• _Exercise_:
The line containing "import plotly.graph_objects as go" marks the end: extract everything from the first line of the data through that line, exactly, with no pictures.

════════

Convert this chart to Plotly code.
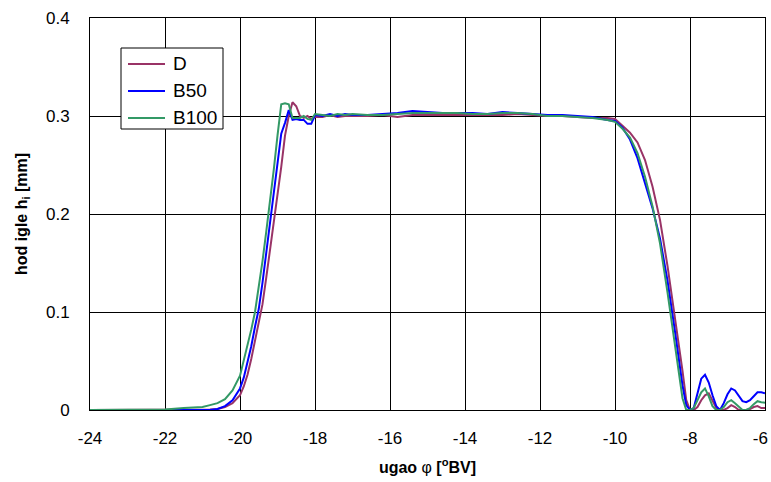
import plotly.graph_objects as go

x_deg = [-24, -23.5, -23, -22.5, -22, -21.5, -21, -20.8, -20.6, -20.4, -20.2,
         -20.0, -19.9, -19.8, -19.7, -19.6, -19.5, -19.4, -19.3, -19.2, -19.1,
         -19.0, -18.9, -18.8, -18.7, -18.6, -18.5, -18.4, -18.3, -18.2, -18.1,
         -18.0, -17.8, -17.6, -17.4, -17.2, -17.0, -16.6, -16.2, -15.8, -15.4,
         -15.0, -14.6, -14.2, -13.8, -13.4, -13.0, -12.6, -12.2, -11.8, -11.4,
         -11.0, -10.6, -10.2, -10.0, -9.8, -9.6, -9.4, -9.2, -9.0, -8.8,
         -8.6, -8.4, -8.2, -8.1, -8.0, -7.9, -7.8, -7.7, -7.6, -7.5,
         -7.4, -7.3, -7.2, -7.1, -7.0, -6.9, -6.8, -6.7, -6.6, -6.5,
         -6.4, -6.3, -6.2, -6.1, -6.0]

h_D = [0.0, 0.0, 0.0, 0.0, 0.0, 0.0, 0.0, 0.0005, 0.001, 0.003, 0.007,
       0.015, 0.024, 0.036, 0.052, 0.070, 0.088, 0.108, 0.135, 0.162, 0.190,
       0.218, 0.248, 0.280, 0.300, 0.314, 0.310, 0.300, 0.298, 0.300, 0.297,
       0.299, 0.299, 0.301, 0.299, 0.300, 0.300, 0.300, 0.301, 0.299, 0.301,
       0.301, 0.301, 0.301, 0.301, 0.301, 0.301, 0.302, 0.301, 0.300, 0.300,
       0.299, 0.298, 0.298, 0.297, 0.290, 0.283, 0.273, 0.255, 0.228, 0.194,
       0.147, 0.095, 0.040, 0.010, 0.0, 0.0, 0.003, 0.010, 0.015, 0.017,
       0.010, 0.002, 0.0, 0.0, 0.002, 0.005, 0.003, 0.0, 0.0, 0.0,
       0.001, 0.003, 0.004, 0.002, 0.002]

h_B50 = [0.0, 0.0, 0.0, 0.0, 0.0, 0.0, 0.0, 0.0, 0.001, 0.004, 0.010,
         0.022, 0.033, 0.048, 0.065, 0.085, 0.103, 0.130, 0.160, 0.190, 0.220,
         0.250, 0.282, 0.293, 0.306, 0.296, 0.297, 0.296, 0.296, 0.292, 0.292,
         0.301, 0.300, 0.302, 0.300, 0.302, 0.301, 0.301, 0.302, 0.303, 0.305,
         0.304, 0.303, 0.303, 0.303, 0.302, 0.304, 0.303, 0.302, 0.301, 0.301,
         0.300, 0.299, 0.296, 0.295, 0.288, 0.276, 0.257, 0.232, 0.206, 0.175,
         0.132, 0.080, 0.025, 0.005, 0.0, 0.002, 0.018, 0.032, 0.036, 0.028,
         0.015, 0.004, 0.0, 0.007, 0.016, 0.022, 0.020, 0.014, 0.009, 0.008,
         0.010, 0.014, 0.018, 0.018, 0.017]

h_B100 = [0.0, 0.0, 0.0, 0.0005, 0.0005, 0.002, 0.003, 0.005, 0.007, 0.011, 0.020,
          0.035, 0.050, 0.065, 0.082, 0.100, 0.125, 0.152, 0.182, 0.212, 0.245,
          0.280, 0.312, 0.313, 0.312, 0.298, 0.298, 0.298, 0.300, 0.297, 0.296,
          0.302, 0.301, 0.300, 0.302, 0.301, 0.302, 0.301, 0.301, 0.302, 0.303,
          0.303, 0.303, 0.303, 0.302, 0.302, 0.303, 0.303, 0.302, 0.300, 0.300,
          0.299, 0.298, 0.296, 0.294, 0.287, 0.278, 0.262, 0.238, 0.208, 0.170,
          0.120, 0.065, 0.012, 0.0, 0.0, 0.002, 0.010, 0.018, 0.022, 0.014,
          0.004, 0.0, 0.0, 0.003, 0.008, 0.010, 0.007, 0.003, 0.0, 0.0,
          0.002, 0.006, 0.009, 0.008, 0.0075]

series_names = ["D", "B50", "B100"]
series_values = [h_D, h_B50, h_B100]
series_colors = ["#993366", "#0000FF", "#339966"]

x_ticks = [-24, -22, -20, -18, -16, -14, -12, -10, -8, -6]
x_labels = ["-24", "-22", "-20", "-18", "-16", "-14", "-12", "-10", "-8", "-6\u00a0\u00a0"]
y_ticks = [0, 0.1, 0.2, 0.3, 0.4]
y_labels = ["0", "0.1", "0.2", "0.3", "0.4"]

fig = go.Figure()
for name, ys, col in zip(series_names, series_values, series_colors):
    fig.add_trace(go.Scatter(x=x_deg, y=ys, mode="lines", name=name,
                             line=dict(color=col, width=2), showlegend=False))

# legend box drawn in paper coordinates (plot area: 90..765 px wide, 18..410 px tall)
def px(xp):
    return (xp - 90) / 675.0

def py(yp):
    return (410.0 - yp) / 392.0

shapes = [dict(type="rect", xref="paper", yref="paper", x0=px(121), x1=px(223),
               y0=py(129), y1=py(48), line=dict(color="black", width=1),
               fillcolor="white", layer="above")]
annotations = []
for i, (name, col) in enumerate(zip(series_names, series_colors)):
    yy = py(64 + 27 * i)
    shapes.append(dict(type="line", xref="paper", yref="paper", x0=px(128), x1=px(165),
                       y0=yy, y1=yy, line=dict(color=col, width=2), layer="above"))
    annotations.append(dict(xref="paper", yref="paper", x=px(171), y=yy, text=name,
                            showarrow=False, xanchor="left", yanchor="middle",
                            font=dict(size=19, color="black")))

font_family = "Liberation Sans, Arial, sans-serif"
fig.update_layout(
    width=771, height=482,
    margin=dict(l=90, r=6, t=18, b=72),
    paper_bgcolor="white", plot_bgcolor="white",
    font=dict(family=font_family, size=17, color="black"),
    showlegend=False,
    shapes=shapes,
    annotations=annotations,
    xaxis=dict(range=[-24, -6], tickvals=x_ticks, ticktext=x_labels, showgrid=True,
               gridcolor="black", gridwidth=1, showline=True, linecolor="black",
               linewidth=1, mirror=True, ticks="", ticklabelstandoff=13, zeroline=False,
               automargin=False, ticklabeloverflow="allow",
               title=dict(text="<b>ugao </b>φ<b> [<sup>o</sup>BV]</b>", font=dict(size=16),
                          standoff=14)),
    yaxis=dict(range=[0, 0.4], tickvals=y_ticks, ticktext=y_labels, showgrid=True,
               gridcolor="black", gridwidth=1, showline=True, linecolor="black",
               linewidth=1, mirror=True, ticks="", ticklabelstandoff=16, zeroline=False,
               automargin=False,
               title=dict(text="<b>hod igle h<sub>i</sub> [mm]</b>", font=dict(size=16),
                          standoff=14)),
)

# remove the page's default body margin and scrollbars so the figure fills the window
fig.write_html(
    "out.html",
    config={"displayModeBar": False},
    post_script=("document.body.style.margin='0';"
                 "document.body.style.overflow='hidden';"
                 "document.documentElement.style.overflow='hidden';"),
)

════════

• _Solution to this task_:
Convert this chart to Plotly code.
import plotly.graph_objects as go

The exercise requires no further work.